START Working data
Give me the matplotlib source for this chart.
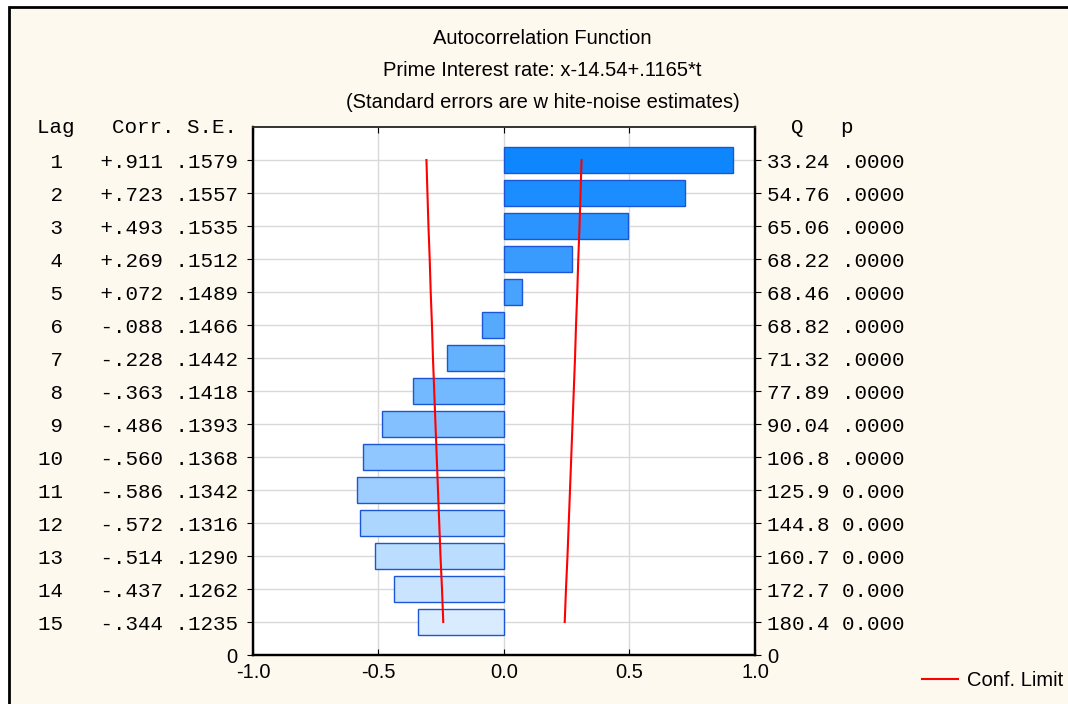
import matplotlib.pyplot as plt
import matplotlib.patches as mpatches
from matplotlib.colors import LinearSegmentedColormap

# ACF values
lags = [1, 2, 3, 4, 5, 6, 7, 8, 9, 10, 11, 12, 13, 14, 15]
corr = [.911, .723, .493, .269, .072, -.088, -.228, -.363, -.486, -.560, -.586, -.572, -.514, -.437, -.344]
corr_txt = ['+.911', '+.723', '+.493', '+.269', '+.072', '-.088', '-.228', '-.363',
            '-.486', '-.560', '-.586', '-.572', '-.514', '-.437', '-.344']
se_txt = ['.1579', '.1557', '.1535', '.1512', '.1489', '.1466', '.1442', '.1418',
          '.1393', '.1368', '.1342', '.1316', '.1290', '.1262', '.1235']
q_txt = ['33.24', '54.76', '65.06', '68.22', '68.46', '68.82', '71.32', '77.89',
         '90.04', '106.8', '125.9', '144.8', '160.7', '172.7', '180.4']
p_txt = ['.0000'] * 10 + ['0.000'] * 5
conf_limit = [.309, .305, .301, .296, .292, .287, .283, .278, .273, .268, .263, .258, .253, .247, .242]

cream = '#FEF9EE'
mono = 'Liberation Mono'
sans = 'Liberation Sans'
fs_mono = 15
fs_sans = 14.5

fig = plt.figure(figsize=(10.68, 7.04), dpi=100)
fig.patch.set_facecolor('white')
# outer panel with black frame
fig.patches.append(mpatches.Rectangle((0.0088, -0.1), 1.2, 1.09, transform=fig.transFigure,
                                      facecolor=cream, edgecolor='black', lw=2, zorder=-10))

ax = fig.add_axes([0.2369, 0.0696, 0.4700, 0.7500])
ax.set_facecolor('white')

ypos = [16 - l for l in lags]
cmap = LinearSegmentedColormap.from_list('acf', ['#0E86FE', '#D8EBFF'])
colors = [cmap(i / (len(lags) - 1)) for i in range(len(lags))]

ax.barh(ypos, corr, height=0.8, color=colors, edgecolor='#1A56D6', linewidth=1, zorder=3)
ax.plot(conf_limit, ypos, color='red', lw=1.5, zorder=4, label='Conf. Limit')
ax.plot([-c for c in conf_limit], ypos, color='red', lw=1.5, zorder=4)

ax.set_xlim(-1, 1)
ax.set_ylim(0, 16)
ax.set_xticks([-1.0, -0.5, 0.0, 0.5, 1.0])
ax.set_xticklabels(['-1.0', '-0.5', '0.0', '0.5', '1.0'], fontfamily=sans, fontsize=fs_sans)
ax.tick_params(axis='x', direction='in', length=4, pad=6, top=True)

left_labels = ['0'] + ['%2d   %s %s' % (l, c, s) for l, c, s in zip(lags, corr_txt, se_txt)][::-1]
ax.set_yticks(range(0, 16))
ax.set_yticklabels(left_labels, fontfamily=mono, fontsize=fs_mono)
ax.tick_params(axis='y', direction='out', length=4, pad=7)
ax.get_yticklabels()[0].set_fontfamily(sans)
ax.get_yticklabels()[0].set_fontsize(fs_sans)

ax2 = ax.twinx()
ax2.set_ylim(0, 16)
right_labels = ['0'] + ['%s %s' % (q, p) for q, p in zip(q_txt, p_txt)][::-1]
ax2.set_yticks(range(0, 16))
ax2.set_yticklabels(right_labels, fontfamily=mono, fontsize=fs_mono)
ax2.tick_params(axis='y', direction='out', length=4, pad=5)
ax2.get_yticklabels()[0].set_fontfamily(sans)
ax2.get_yticklabels()[0].set_fontsize(fs_sans)

# column headers
ax.text(-0.031, 16, 'Lag   Corr. S.E.', transform=ax.get_yaxis_transform(),
        ha='right', va='center', fontfamily=mono, fontsize=fs_mono)
ax.text(1.022, 16, '  Q   p', transform=ax.get_yaxis_transform(),
        ha='left', va='center', fontfamily=mono, fontsize=fs_mono)

ax.grid(True, color='#D9D9D9', lw=1, zorder=0)
ax.set_axisbelow(True)
for a in (ax, ax2):
    for side in ['left', 'right', 'bottom']:
        a.spines[side].set_linewidth(1.6)
        a.spines[side].set_color('black')
    a.spines['top'].set_linewidth(1.2)
    a.spines['top'].set_color('#333333')

fig.text(0.508, 0.946, 'Autocorrelation Function', ha='center', va='center', fontfamily=sans, fontsize=fs_sans)
fig.text(0.508, 0.900, 'Prime Interest rate: x-14.54+.1165*t', ha='center', va='center', fontfamily=sans, fontsize=fs_sans)
fig.text(0.508, 0.855, '(Standard errors are w hite-noise estimates)', ha='center', va='center', fontfamily=sans, fontsize=fs_sans)

fig.legend(loc='center left', bbox_to_anchor=(922 / 1068, 1 - 681 / 704), frameon=False,
           handlelength=1.8, handletextpad=0.45, borderpad=0, borderaxespad=0,
           prop={'family': sans, 'size': fs_sans})

fig.savefig('out.png', dpi=100, facecolor=fig.get_facecolor())
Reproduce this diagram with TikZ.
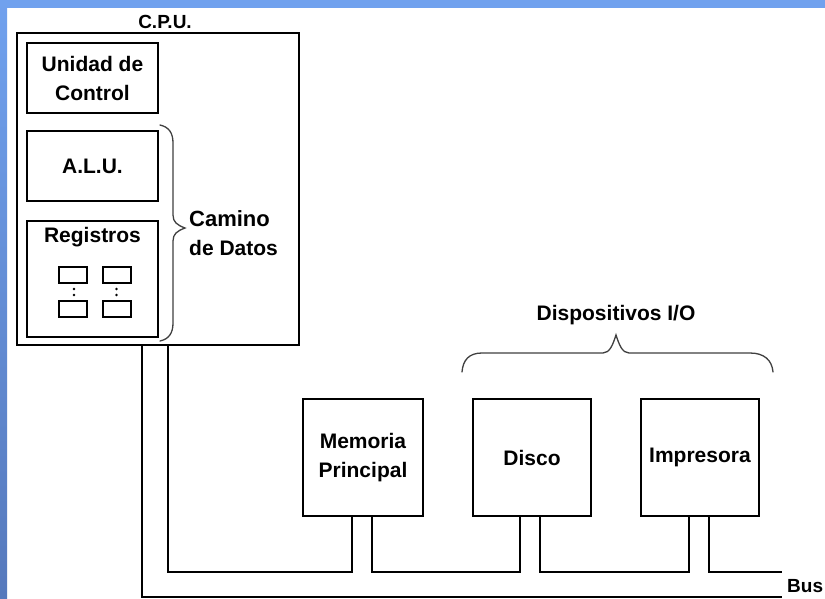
\documentclass[tikz,border=0pt]{standalone}
\usepackage{fontspec}
\setmainfont{Liberation Sans}
\definecolor{bandtop}{RGB}{112,161,238}
\definecolor{bandbot}{RGB}{86,121,188}
\newcommand\dgfont{\bfseries\fontsize{21}{29}\selectfont}
\newcommand\dgsmall{\bfseries\fontsize{19}{24}\selectfont}
\tikzset{
  box/.style={draw, line width=1.8pt, inner sep=0pt, outer sep=0pt, font=\dgfont, align=center},
  rbox/.style={draw, line width=2pt, inner sep=0pt, outer sep=0pt, minimum width=28pt, minimum height=16pt},
  wire/.style={line width=1.8pt},
  bracepath/.style={line width=1.3pt, black!75, line cap=round},
  txt/.style={font=\dgfont, inner sep=0pt, align=center}
}
\begin{document}
\begin{tikzpicture}[x=1pt,y=-1pt]
\useasboundingbox (0,0) rectangle (825,598);
\fill[white] (0,0) rectangle (825,598);
\fill[bandtop] (0,0) rectangle (825,8);
\shade[top color=bandtop, bottom color=bandbot] (0,0) rectangle (7,598);

% CPU
\node[box, minimum width=282pt, minimum height=312pt] (cpu) at (158,189) {};
\node[txt, font=\dgsmall] (cpulbl) at (165,22) {C.P.U.};
\node[box, minimum width=131pt, minimum height=70pt] (uc) at (92.5,78) {Unidad de\\Control};
\node[box, minimum width=131pt, minimum height=70pt] (alu) at (92.5,166) {A.L.U.};
\node[box, minimum width=131pt, minimum height=116pt] (reg) at (92.5,279) {};
\node[txt] (reglbl) at (92.5,237) {Registros};
\node[rbox] (r1) at (73,275) {};
\node[rbox] (r2) at (116.5,275) {};
\node[rbox] (r3) at (73,309) {};
\node[rbox] (r4) at (116.5,309) {};
\fill (74,289) circle[radius=1.3pt] (74,295) circle[radius=1.3pt]
      (116.5,289) circle[radius=1.3pt] (116.5,295) circle[radius=1.3pt];

% Camino de Datos brace
\draw[bracepath] (160,125) .. controls (169,127) and (173,133) .. (173,143)
  -- (173,215) .. controls (173,222) and (177,225) .. (185,228)
  .. controls (177,231) and (173,234) .. (173,241)
  -- (173,323) .. controls (173,333) and (169,339) .. (160,341);
\node[txt, anchor=west, align=left] (camino) at (189,233) {\fontsize{22}{29}\selectfont Camino\\de Datos};

% Devices
\node[box, minimum width=120pt, minimum height=117pt] (mem) at (363,457.5) {Memoria\\Principal};
\node[box, minimum width=118pt, minimum height=117pt] (disco) at (532,457.5) {Disco};
\node[box, minimum width=118pt, minimum height=117pt] (imp) at (700,457.5) {\raisebox{-3pt}{Impresora}};

% I/O brace
\draw[bracepath] (462,372) .. controls (463,360) and (469,353) .. (482,353)
  -- (603,353) .. controls (610,353) and (613,344) .. (616,335)
  .. controls (619,344) and (622,353) .. (629,353)
  -- (750,353) .. controls (764,353) and (772,360) .. (773,372);
\node[txt] (io) at (616,315) {Dispositivos I/O};

% Bus
\coordinate (busL) at (782,597);
\coordinate (busU) at (782,572);
\draw[wire] ([xshift=125pt]cpu.south west) |- (busL);
\draw[wire] ([xshift=151pt]cpu.south west) -- ++(0,227) -| ([xshift=49pt]mem.south west);
\draw[wire] ([xshift=69pt]mem.south west) -- ++(0,56) -| ([xshift=47pt]disco.south west);
\draw[wire] ([xshift=67pt]disco.south west) -- ++(0,56) -| ([xshift=48pt]imp.south west);
\draw[wire] ([xshift=68pt]imp.south west) |- (busU);
\node[txt, anchor=west, font=\dgsmall] (bus) at (787,586) {Bus};
\end{tikzpicture}
\end{document}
END Working data
The request → Leave out any pictures and return exactly the lines from the beginning of the data through the line with "from matplotlib.colors import", inclusive.

Output for this task →
Give me the matplotlib source for this chart.
import matplotlib.pyplot as plt
import matplotlib.patches as mpatches
from matplotlib.colors import LinearSegmentedColormap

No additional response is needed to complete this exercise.